According to her, he was at the meeting in Melrose Arch barefoot, wearing tracksuit pants and a T-shirt, which made the deference showed to him even more startling.

“When the guy speaks, no one else speaks ... They would be very respectful. They would almost bow down to him,” she said.

Daniels said she was sceptical of initial media reports about corruption at Eskom.

She had a kind of Damascus moment in June last year when she took a month’s leave and set out to read everything that had been published.

She downloaded the leaked Gupta emails and started matching them to decisions made at Eskom.

“I came back from that leave determined to blow the whistle,” she said.

“When I came back, I was a lot more circumspect about who I spoke to. The first person I spoke to was my lawyer ... I started making copies of the relevant information.
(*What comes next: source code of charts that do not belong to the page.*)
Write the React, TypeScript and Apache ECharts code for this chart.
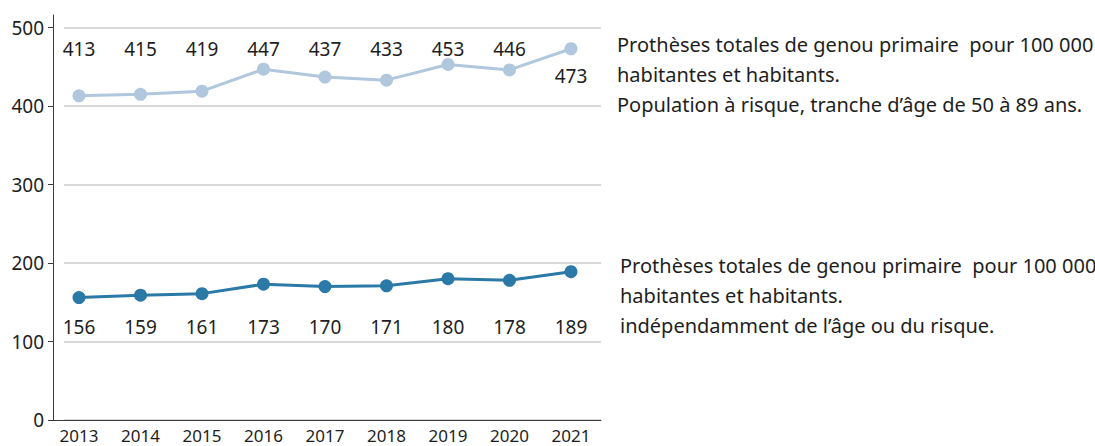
import React, { useEffect, useRef } from "react";
import * as echarts from "echarts";

const years = [2013, 2014, 2015, 2016, 2017, 2018, 2019, 2020, 2021];
const riskPopulation = [413, 415, 419, 447, 437, 433, 453, 446, 473];
const allPopulation = [156, 159, 161, 173, 170, 171, 180, 178, 189];
const yTicks = [0, 100, 200, 300, 400, 500];

const noteTop =
  "Prothèses totales de genou primaire  pour 100 000\nhabitantes et habitants.\nPopulation à risque, tranche d’âge de 50 à 89 ans.";
const noteBottom =
  "Prothèses totales de genou primaire  pour 100 000\nhabitantes et habitants.\nindépendamment de l’âge ou du risque.";

const FONT = "'Noto Sans', 'DejaVu Sans', sans-serif";
const TEXT = "#1e1e1e";
const LIGHT = "#b0c7de";
const DARK = "#2b79a6";
const TOP_LABEL_ROW = 473;
const BOTTOM_LABEL_ROW = 119;

const labelStyle = {
  fontFamily: FONT,
  fontSize: 19,
  color: TEXT,
  opacity: 1,
  textBorderWidth: 0,
  textShadowBlur: 0,
};

export default function App() {
  const ref = useRef<HTMLDivElement>(null);
  useEffect(() => {
    document.body.style.margin = "0";
    const chart = echarts.init(ref.current!, null, { renderer: "svg" });
    const last = years.length - 1;
    const option: any = {
      animation: false,
      backgroundColor: "#ffffff",
      textStyle: { fontFamily: FONT },
      grid: { left: 64, right: 494, top: 15, bottom: 26 },
      title: [
        {
          text: noteTop,
          left: 617,
          top: 29,
          padding: 0,
          textStyle: { fontFamily: FONT, fontSize: 20, fontWeight: "normal", color: TEXT, lineHeight: 30 },
        },
        {
          text: noteBottom,
          left: 620,
          top: 250,
          padding: 0,
          textStyle: { fontFamily: FONT, fontSize: 20, fontWeight: "normal", color: TEXT, lineHeight: 30 },
        },
      ],
      xAxis: {
        type: "value",
        min: 2012.756,
        max: 2021.488,
        splitLine: { show: false },
        axisTick: { show: false },
        axisLine: { show: true, lineStyle: { color: "#3a3a3a", width: 1 } },
        axisLabel: {
          customValues: years,
          formatter: (v: number) => String(v),
          fontFamily: FONT,
          fontSize: 17,
          color: TEXT,
          margin: 7,
        },
      },
      yAxis: {
        type: "value",
        min: 0,
        max: 516,
        interval: 100,
        offset: 11,
        axisLine: { show: true, lineStyle: { color: "#3a3a3a", width: 1 } },
        axisTick: { show: true, length: 5, customValues: yTicks, lineStyle: { color: "#3a3a3a" } },
        axisLabel: {
          customValues: yTicks,
          fontFamily: FONT,
          fontSize: 19,
          color: TEXT,
          margin: 9,
        },
        splitLine: { show: true, lineStyle: { color: "#d9d9d9", width: 2 } },
      },
      graphic: [
        {
          type: "line",
          shape: { x1: 53, y1: 420.5, x2: 65, y2: 420.5 },
          style: { stroke: "#3a3a3a", lineWidth: 1 },
          silent: true,
        },
      ],
      series: [
        {
          type: "line",
          data: years.map((y, i) => ({
            value: [y, riskPopulation[i]],
            label: i === last ? { show: true, position: "bottom", distance: 11 } : { show: false },
          })),
          symbol: "circle",
          symbolSize: 13,
          lineStyle: { color: LIGHT, width: 3 },
          itemStyle: { color: LIGHT },
          label: { ...labelStyle, formatter: (p: any) => String(p.value[1]) },
          z: 3,
        },
        {
          type: "line",
          data: years.map((y, i) => [y, allPopulation[i]]),
          symbol: "circle",
          symbolSize: 13,
          lineStyle: { color: DARK, width: 3 },
          itemStyle: { color: DARK },
          label: { show: false },
          z: 3,
        },
        {
          type: "scatter",
          silent: true,
          symbolSize: 0,
          itemStyle: { color: TEXT, opacity: 1 },
          data: years.map((y, i) => ({
            value: [y, TOP_LABEL_ROW, riskPopulation[i]],
            label: { show: i !== last },
          })),
          label: {
            ...labelStyle,
            position: "top",
            distance: -10,
            formatter: (p: any) => String(p.value[2]),
          },
        },
        {
          type: "scatter",
          silent: true,
          symbolSize: 0,
          itemStyle: { color: TEXT, opacity: 1 },
          data: years.map((y, i) => [y, BOTTOM_LABEL_ROW, allPopulation[i]]),
          label: {
            ...labelStyle,
            show: true,
            position: "top",
            distance: -10,
            formatter: (p: any) => String(p.value[2]),
          },
        },
      ],
    };
    chart.setOption(option);
    return () => chart.dispose();
  }, []);
  return <div ref={ref} style={{ width: 1095, height: 446 }} />;
}
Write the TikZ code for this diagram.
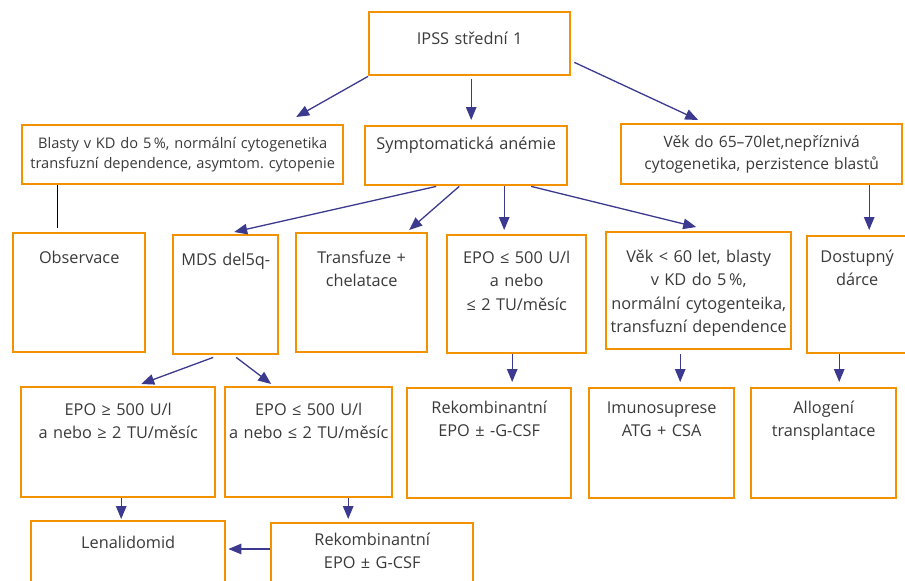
\documentclass[tikz,border=0pt]{standalone}
\usepackage{fontspec}
\setmainfont{Open Sans}
\frenchspacing
\usetikzlibrary{arrows.meta}
\definecolor{mdsorange}{HTML}{F39200}
\definecolor{mdsblue}{HTML}{3C3A8E}
\definecolor{mdstext}{HTML}{3A3A3A}

\begin{document}
\begin{tikzpicture}[x=1pt, y=-1pt,
        box/.style={draw=mdsorange, line width=2.4pt, fill=white, anchor=north west,
                    align=center, inner sep=0pt, text=mdstext,
                    font=\fontsize{16.3}{23.5}\selectfont},
        arrow/.style={-{Triangle[length=13pt,width=10.5pt]}, draw=mdsblue, line width=1.3pt},
        plain/.style={draw=black, line width=1pt}
      ]
        \fill[white] (0,0) rectangle (905,581);
        \useasboundingbox (0,0) rectangle (905,581);
        \clip (0,0) rectangle (905,581);

        % top and first level
        \node[box, text width=201pt, text height=32pt, text depth=31pt] (ipss) at (368,11) {IPSS střední 1};
        \node[box, text width=321pt, text height=23pt, text depth=36pt,
              font=\fontsize{14.6}{20}\selectfont] (blasty) at (21,124)
          {Blasty v KD do 5\,\%, normální cytogenetika\\transfuzní dependence, asymtom. cytopenie};
        \node[box, text width=202pt, text height=23pt, text depth=36pt] (sympt) at (364,125) {Symptomatická anémie};
        \node[box, text width=281pt, text height=23pt, text depth=37pt,
              font=\fontsize{15.6}{22.5}\selectfont] (vek65) at (620,123)
          {Věk do 65–70let,nepříznivá\\cytogenetika, perzistence blastů};

        % second level
        \node[box, text width=132pt, text height=30pt, text depth=89pt] (obs)   at (12,232)  {Observace};
        \node[box, text width=105pt, text height=30pt, text depth=89pt] (mds)   at (172,234) {MDS del5q-};
        \node[box, text width=131pt, text height=30pt, text depth=89pt] (trans) at (295,232) {Transfuze +\\chelatace};
        \node[box, text width=139pt, text height=28pt, text depth=90pt] (epo1)  at (446,234) {EPO ≤ 500 U/l\\a nebo\\≤ 2 TU/měsíc};
        \node[box, text width=185pt, text height=30pt, text depth=87pt] (vek60) at (605,231)
          {Věk < 60 let, blasty\\v KD do 5\,\%,\\normální cytogenteika,\\transfuzní dependence};
        \node[box, text width=100pt, text height=26pt, text depth=91pt] (dost)  at (806,235) {Dostupný\\dárce};

        % third level
        \node[box, text width=194pt, text height=28pt, text depth=82pt] (epo2) at (20,386)  {EPO ≥ 500 U/l\\a nebo ≥ 2 TU/měsíc};
        \node[box, text width=167pt, text height=28pt, text depth=82pt] (epo3) at (224,386) {EPO ≤ 500 U/l\\a nebo ≤ 2 TU/měsíc};
        \node[box, text width=164pt, text height=25pt, text depth=85pt] (rek1) at (406,387) {Rekombinantní\\EPO ± -G-CSF};
        \node[box, text width=145pt, text height=25pt, text depth=85pt] (imu)  at (588,387) {Imunosuprese\\ATG + CSA};
        \node[box, text width=145pt, text height=25pt, text depth=85pt] (allo) at (750,387) {Allogení\\transplantace};

        % bottom level
        \node[box, text width=194pt, text height=27pt, text depth=53pt] (lena) at (30,520)  {Lenalidomid};
        \node[box, text width=202pt, text height=22pt, text depth=58pt] (rek2) at (270,522) {Rekombinantní\\EPO ± G-CSF};

        \draw[arrow] (ipss.south west) -- ([xshift=113.5pt,yshift=7pt]blasty.north);
        \draw[arrow] ([xshift=1.5pt,yshift=-3pt]ipss.south) -- ([xshift=5pt,yshift=5pt]sympt.north);
        \draw[arrow] ([xshift=3pt,yshift=14pt]ipss.south east) -- ([xshift=-63.5pt,yshift=3pt]vek65.north);
        \draw[plain] ([xshift=36pt]blasty.south west) -- ([xshift=45pt,yshift=4pt]obs.north west);

        \draw[arrow] ([xshift=-30pt]sympt.south) -- ([xshift=8.5pt,yshift=2pt]mds.north);
        \draw[arrow] ([xshift=-7pt]sympt.south) -- ([xshift=47.5pt,yshift=2pt]trans.north);
        \draw[arrow] ([xshift=38pt]sympt.south) -- ([xshift=-12.5pt,yshift=4pt]epo1.north);
        \draw[arrow] ([xshift=65pt]sympt.south) -- ([xshift=-2.5pt,yshift=4pt]vek60.north);
        \draw[arrow] ([xshift=107.5pt]vek65.south) -- ([xshift=12pt,yshift=5pt]dost.north);

        \draw[arrow] ([xshift=-12.5pt,yshift=-2pt]mds.south) -- ([xshift=23pt,yshift=2pt]epo2.north);
        \draw[arrow] ([xshift=10.5pt,yshift=-2pt]mds.south) -- ([xshift=-37.5pt,yshift=2pt]epo3.north);
        \draw[arrow] ([xshift=-4.5pt]epo1.south) -- ([xshift=23pt,yshift=5pt]rek1.north);
        \draw[arrow] ([xshift=-18.5pt,yshift=-4pt]vek60.south) -- ([xshift=18.5pt,yshift=5pt]imu.north);
        \draw[arrow] ([xshift=-18pt]dost.south) -- ([xshift=15.5pt,yshift=5pt]allo.north);

        \draw[arrow] ([xshift=3pt]epo2.south) -- ([xshift=-7pt,yshift=1pt]lena.north);
        \draw[arrow] ([xshift=39.5pt]epo3.south) -- ([xshift=-24pt,yshift=3pt]rek2.north);
        \draw[arrow] ([yshift=-27pt]rek2.north west) -- ([xshift=2pt,yshift=-29pt]lena.north east);
      \end{tikzpicture}
\end{document}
“I was avoiding most people at executive level because, at that stage, I did not know who to trust. It helped that I worked in a male environment. When they ask how you are and all you say is ‘ok’, that’s that. I just made sure that I had the information to back up anything I would blow the whistle on.”

In the spotlight

Since becoming one of a handful of well-known whistle-blowers to have shed light on state capture, Daniels has had to get used to being recognised in public.

“I have even been asked for my autograph a couple of times – people would walk up and thank me for what I’ve done for the country. I find it hard to answer. ‘You’re welcome’ seems a little trivial to say.”

Despite online trolling forcing her off social media, Daniels said that the positive reception has far outweighed the negative.

But not at Eskom.

There have been messages of support from other former Eskom employees and people on more junior levels, she said. But no one on her pay grade has been friendly.

“There has been a cold shoulder. It is just the old boys’ club.”